Exercise goal | The line holding "minimum width=5cm, minimum" is the last one to output; start at the first line of the data, keep every line in between exactly, and leave out pictures.

Source data |
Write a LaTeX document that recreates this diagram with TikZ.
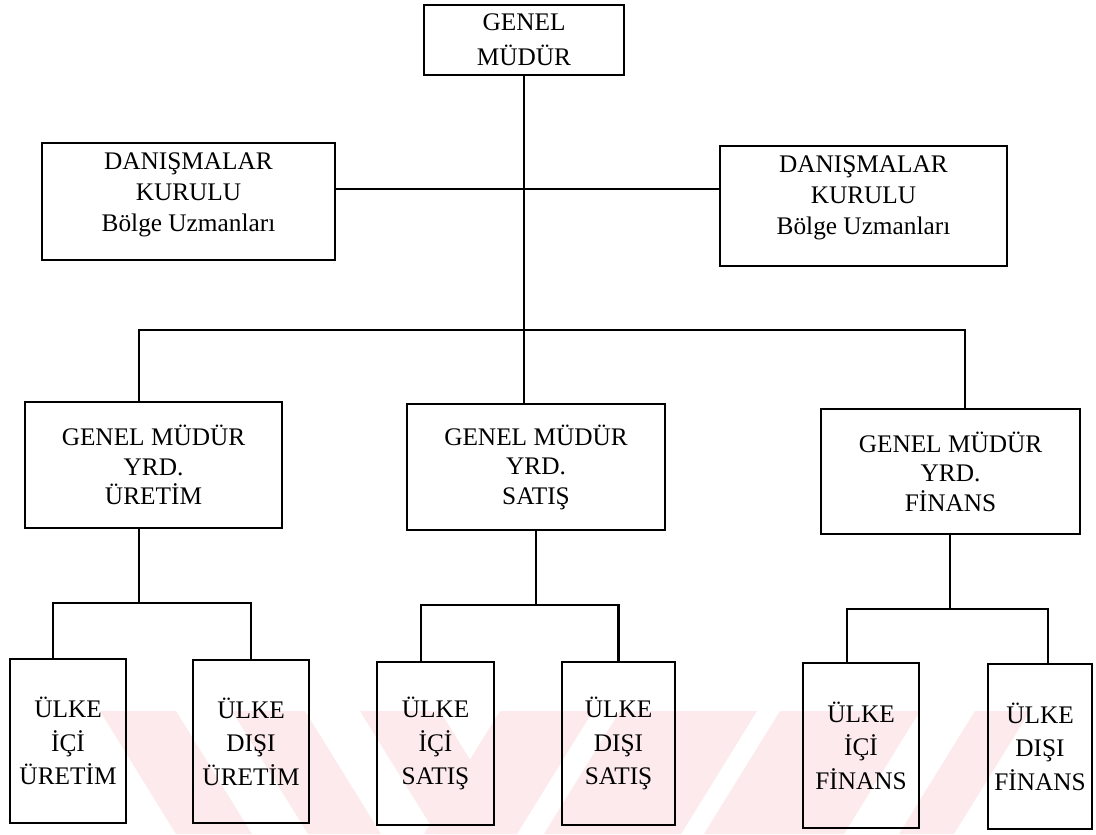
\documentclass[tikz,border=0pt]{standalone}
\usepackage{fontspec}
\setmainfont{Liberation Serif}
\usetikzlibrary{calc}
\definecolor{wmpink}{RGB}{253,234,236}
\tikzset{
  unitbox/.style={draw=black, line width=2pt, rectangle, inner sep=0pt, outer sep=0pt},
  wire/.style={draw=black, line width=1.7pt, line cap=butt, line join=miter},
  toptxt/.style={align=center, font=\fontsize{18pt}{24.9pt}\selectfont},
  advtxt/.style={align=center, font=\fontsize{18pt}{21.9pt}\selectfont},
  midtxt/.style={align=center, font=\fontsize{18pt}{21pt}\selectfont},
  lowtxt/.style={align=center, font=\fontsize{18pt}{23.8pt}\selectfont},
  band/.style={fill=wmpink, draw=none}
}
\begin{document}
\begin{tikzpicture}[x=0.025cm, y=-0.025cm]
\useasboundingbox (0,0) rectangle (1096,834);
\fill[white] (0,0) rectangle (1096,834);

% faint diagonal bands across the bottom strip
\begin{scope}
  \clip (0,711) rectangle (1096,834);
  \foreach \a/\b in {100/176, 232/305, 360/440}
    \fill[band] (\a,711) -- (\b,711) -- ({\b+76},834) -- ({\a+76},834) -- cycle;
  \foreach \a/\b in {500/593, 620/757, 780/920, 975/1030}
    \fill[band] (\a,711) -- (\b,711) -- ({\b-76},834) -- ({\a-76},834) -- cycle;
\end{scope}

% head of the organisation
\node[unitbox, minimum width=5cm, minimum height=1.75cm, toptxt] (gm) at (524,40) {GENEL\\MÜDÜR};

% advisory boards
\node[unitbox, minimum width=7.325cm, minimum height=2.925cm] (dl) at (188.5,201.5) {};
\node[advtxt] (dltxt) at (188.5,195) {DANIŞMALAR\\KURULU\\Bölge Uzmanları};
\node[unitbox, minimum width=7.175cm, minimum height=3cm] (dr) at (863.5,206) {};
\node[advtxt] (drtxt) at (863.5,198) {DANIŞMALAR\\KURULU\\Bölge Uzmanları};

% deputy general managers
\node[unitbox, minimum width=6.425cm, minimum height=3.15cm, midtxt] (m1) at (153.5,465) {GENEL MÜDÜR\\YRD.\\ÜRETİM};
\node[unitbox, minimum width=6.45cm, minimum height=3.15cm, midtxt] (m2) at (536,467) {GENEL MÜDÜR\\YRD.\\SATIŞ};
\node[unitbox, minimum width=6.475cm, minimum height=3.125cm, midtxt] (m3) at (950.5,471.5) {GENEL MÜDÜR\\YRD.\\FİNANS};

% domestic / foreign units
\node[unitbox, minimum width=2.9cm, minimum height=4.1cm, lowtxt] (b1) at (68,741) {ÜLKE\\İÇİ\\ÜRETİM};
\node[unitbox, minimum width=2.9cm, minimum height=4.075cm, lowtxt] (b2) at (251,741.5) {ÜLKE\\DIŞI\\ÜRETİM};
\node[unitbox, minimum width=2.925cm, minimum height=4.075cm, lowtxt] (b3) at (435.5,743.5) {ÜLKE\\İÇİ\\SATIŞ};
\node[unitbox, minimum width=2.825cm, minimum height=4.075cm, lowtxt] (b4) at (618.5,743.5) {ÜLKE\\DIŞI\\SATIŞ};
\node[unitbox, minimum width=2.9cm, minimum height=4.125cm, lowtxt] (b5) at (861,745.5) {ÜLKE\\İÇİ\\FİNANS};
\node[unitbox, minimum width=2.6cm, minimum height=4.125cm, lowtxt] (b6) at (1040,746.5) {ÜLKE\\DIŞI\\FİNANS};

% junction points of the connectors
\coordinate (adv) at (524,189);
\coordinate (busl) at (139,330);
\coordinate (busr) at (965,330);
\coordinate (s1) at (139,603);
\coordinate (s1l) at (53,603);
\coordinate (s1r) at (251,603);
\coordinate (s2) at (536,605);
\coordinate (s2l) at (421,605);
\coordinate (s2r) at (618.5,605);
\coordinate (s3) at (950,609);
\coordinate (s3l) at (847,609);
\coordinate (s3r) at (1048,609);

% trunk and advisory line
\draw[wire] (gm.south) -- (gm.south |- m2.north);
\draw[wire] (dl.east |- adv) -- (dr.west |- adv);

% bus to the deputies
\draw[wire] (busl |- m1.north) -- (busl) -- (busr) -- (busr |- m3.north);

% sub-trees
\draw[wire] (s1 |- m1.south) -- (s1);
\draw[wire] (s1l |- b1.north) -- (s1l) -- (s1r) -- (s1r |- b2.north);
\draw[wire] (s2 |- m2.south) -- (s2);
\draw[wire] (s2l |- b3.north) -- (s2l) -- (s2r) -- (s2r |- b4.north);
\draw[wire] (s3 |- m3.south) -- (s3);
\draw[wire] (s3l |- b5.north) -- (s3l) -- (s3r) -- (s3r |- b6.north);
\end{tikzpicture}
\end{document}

Final result |
Write a LaTeX document that recreates this diagram with TikZ.
\documentclass[tikz,border=0pt]{standalone}
\usepackage{fontspec}
\setmainfont{Liberation Serif}
\usetikzlibrary{calc}
\definecolor{wmpink}{RGB}{253,234,236}
\tikzset{
  unitbox/.style={draw=black, line width=2pt, rectangle, inner sep=0pt, outer sep=0pt},
  wire/.style={draw=black, line width=1.7pt, line cap=butt, line join=miter},
  toptxt/.style={align=center, font=\fontsize{18pt}{24.9pt}\selectfont},
  advtxt/.style={align=center, font=\fontsize{18pt}{21.9pt}\selectfont},
  midtxt/.style={align=center, font=\fontsize{18pt}{21pt}\selectfont},
  lowtxt/.style={align=center, font=\fontsize{18pt}{23.8pt}\selectfont},
  band/.style={fill=wmpink, draw=none}
}
\begin{document}
\begin{tikzpicture}[x=0.025cm, y=-0.025cm]
\useasboundingbox (0,0) rectangle (1096,834);
\fill[white] (0,0) rectangle (1096,834);

% faint diagonal bands across the bottom strip
\begin{scope}
  \clip (0,711) rectangle (1096,834);
  \foreach \a/\b in {100/176, 232/305, 360/440}
    \fill[band] (\a,711) -- (\b,711) -- ({\b+76},834) -- ({\a+76},834) -- cycle;
  \foreach \a/\b in {500/593, 620/757, 780/920, 975/1030}
    \fill[band] (\a,711) -- (\b,711) -- ({\b-76},834) -- ({\a-76},834) -- cycle;
\end{scope}

% head of the organisation
\node[unitbox, minimum width=5cm, minimum height=1.75cm, toptxt] (gm) at (524,40) {GENEL\\MÜDÜR};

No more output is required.